Tres principios para no perder el rumbo

1) Enfoque de derechos no es sinónimo de ingenuidad operativa. Los protocolos con perspectiva de género llegaron para quedarse porque protegen a víctimas. Integrar en ellos matrices de riesgo que reconozcan la participación femenina en redes criminales no los contradice; los vuelve efectivos.

2) “Mujer” no es categoría operativa, “conducta” sí. La clave es estandarizar observables (indicios, patrones transaccionales, inconsistencias narrativas), no atajos basados en identidad. La evidencia penitenciaria y judicial sirve para ajustar hipótesis, no para perfilar indiscriminadamente.

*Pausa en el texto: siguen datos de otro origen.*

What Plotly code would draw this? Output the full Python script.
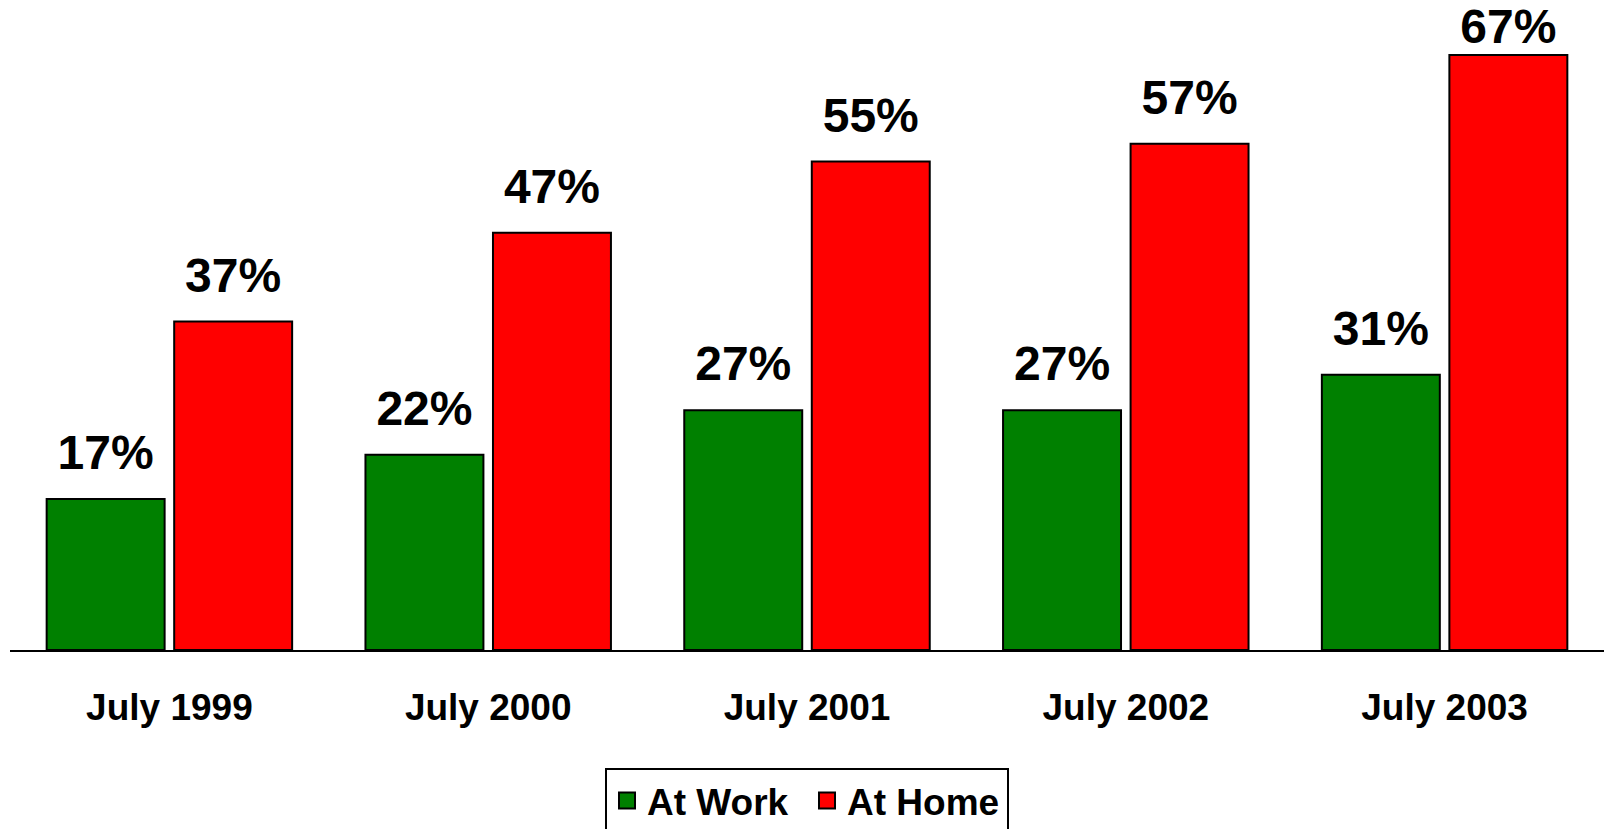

3) La guerra cultural ocurre en el celular. La captación y normalización del delito viajan en videos cortos y mensajería. Si la patrulla no sabe detectarlo, preservar evidencia y escalar, va tarde.

Aquí no hay anécdotas fáciles ni villanas de narcoserie. Hay datos, casos y lecciones operativas que las instituciones policiales mexicanas no pueden seguir posponiendo porque lo que parecía ser una improbabilidad o casos elusivos únicamente a figuras de ficción se ha convertido en una realidad.